### WHAT YOU ARE ASKED TO DO
Stop after the line with "260, 1500, 4500, 4300, 1500, 260, 230, 330, 230, 220, 220]": repeat exactly every line before it, beginning with the first, and that line itself.
[START INFORMATION PROVIDED]
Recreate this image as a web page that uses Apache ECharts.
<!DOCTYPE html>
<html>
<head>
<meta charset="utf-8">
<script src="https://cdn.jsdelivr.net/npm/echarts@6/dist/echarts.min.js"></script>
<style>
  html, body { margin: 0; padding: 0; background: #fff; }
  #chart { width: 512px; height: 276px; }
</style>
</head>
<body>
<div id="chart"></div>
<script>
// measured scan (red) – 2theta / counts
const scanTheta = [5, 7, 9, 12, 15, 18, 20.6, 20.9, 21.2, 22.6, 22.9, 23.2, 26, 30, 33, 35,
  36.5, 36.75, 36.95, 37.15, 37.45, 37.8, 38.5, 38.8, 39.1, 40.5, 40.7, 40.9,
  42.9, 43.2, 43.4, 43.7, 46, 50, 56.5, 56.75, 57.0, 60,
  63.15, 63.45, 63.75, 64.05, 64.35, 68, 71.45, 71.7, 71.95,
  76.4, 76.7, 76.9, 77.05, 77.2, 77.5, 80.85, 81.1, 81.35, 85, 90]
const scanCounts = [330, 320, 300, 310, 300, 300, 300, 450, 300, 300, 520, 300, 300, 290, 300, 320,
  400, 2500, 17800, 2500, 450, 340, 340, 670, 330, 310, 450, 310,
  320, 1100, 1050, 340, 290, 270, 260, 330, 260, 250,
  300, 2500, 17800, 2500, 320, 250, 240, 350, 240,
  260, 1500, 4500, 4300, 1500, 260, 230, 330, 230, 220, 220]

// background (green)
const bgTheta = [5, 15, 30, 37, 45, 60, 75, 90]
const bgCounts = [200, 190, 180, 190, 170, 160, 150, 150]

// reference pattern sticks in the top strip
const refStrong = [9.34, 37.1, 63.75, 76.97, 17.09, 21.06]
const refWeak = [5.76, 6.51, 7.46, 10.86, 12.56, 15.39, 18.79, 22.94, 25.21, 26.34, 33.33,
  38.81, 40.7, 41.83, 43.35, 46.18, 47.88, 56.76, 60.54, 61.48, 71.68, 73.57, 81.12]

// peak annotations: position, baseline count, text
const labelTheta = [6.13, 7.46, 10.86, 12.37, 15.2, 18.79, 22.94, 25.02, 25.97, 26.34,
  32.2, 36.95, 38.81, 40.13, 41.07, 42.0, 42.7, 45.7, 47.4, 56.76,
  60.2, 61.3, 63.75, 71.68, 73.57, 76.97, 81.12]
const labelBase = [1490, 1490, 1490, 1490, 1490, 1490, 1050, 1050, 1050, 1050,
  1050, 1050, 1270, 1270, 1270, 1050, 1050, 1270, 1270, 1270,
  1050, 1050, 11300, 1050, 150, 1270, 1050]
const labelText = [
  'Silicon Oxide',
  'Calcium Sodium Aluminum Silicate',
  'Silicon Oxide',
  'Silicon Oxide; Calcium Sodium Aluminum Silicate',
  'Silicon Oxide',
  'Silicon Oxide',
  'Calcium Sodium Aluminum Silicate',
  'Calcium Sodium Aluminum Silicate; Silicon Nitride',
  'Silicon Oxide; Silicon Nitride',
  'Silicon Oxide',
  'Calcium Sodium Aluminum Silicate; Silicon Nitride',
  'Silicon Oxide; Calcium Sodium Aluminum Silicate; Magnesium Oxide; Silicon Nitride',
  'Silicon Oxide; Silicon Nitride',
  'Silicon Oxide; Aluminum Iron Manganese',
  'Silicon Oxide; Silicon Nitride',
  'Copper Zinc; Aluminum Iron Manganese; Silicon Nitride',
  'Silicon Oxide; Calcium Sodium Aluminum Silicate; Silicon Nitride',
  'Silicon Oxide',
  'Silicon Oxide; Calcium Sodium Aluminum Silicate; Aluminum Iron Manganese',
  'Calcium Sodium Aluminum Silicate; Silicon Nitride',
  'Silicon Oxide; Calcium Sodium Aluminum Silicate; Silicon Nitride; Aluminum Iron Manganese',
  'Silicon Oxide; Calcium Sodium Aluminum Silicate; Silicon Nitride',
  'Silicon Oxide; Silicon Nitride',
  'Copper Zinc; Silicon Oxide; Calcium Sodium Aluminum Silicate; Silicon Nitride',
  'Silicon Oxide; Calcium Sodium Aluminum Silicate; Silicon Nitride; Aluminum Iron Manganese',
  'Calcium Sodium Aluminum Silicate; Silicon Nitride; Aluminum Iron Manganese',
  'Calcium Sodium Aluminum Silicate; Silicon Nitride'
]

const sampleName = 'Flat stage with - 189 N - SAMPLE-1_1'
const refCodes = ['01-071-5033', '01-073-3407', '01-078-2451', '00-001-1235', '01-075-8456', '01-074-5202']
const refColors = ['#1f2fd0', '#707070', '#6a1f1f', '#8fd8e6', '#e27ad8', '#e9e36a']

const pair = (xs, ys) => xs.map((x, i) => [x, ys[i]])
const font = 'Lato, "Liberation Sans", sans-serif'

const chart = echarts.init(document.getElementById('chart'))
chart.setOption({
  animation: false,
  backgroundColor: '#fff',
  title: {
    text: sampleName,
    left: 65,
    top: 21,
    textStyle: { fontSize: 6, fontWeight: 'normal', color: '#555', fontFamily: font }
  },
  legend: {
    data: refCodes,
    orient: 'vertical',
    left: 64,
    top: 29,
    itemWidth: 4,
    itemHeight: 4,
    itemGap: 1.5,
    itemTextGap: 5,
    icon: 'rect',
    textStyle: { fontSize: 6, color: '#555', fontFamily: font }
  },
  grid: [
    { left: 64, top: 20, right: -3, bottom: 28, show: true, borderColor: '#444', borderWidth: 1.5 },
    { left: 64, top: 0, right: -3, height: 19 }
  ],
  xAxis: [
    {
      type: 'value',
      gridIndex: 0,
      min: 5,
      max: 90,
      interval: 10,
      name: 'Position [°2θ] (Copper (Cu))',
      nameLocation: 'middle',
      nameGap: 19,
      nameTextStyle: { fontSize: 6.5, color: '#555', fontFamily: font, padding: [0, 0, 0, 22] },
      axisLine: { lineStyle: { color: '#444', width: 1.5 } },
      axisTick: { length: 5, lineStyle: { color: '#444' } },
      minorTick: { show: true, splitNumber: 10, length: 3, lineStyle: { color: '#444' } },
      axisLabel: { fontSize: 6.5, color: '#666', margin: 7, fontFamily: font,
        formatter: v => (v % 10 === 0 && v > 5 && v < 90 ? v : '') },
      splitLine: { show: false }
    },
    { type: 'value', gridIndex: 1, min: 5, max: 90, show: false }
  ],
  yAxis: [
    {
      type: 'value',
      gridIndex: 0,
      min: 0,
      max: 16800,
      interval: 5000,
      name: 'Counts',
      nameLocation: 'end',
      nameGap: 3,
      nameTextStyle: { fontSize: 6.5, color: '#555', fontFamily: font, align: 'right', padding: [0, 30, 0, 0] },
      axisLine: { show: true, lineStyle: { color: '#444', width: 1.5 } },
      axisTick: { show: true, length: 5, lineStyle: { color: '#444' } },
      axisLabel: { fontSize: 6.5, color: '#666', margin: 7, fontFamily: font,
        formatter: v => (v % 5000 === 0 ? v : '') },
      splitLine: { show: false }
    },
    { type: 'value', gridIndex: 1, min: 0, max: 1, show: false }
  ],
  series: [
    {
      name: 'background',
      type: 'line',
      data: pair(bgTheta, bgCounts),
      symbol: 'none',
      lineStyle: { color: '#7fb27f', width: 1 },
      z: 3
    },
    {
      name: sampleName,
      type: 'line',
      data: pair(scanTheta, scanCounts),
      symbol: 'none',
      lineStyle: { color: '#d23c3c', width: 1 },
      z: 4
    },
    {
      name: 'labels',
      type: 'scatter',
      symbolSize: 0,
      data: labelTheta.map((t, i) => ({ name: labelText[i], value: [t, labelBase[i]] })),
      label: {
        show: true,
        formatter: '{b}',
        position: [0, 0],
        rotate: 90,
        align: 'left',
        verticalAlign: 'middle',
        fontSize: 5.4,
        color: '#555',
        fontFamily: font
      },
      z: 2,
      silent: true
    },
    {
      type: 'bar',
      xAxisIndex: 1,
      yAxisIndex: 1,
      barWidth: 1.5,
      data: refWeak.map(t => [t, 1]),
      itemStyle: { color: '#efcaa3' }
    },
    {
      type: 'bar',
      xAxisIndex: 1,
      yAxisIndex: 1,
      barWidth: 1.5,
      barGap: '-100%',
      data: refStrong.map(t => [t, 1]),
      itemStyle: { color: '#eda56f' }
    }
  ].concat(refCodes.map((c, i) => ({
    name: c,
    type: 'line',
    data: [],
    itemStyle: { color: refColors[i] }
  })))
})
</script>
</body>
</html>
[END INFORMATION PROVIDED]
### TASK OUTPUT
Recreate this image as a web page that uses Apache ECharts.
<!DOCTYPE html>
<html>
<head>
<meta charset="utf-8">
<script src="https://cdn.jsdelivr.net/npm/echarts@6/dist/echarts.min.js"></script>
<style>
  html, body { margin: 0; padding: 0; background: #fff; }
  #chart { width: 512px; height: 276px; }
</style>
</head>
<body>
<div id="chart"></div>
<script>
// measured scan (red) – 2theta / counts
const scanTheta = [5, 7, 9, 12, 15, 18, 20.6, 20.9, 21.2, 22.6, 22.9, 23.2, 26, 30, 33, 35,
  36.5, 36.75, 36.95, 37.15, 37.45, 37.8, 38.5, 38.8, 39.1, 40.5, 40.7, 40.9,
  42.9, 43.2, 43.4, 43.7, 46, 50, 56.5, 56.75, 57.0, 60,
  63.15, 63.45, 63.75, 64.05, 64.35, 68, 71.45, 71.7, 71.95,
  76.4, 76.7, 76.9, 77.05, 77.2, 77.5, 80.85, 81.1, 81.35, 85, 90]
const scanCounts = [330, 320, 300, 310, 300, 300, 300, 450, 300, 300, 520, 300, 300, 290, 300, 320,
  400, 2500, 17800, 2500, 450, 340, 340, 670, 330, 310, 450, 310,
  320, 1100, 1050, 340, 290, 270, 260, 330, 260, 250,
  300, 2500, 17800, 2500, 320, 250, 240, 350, 240,
  260, 1500, 4500, 4300, 1500, 260, 230, 330, 230, 220, 220]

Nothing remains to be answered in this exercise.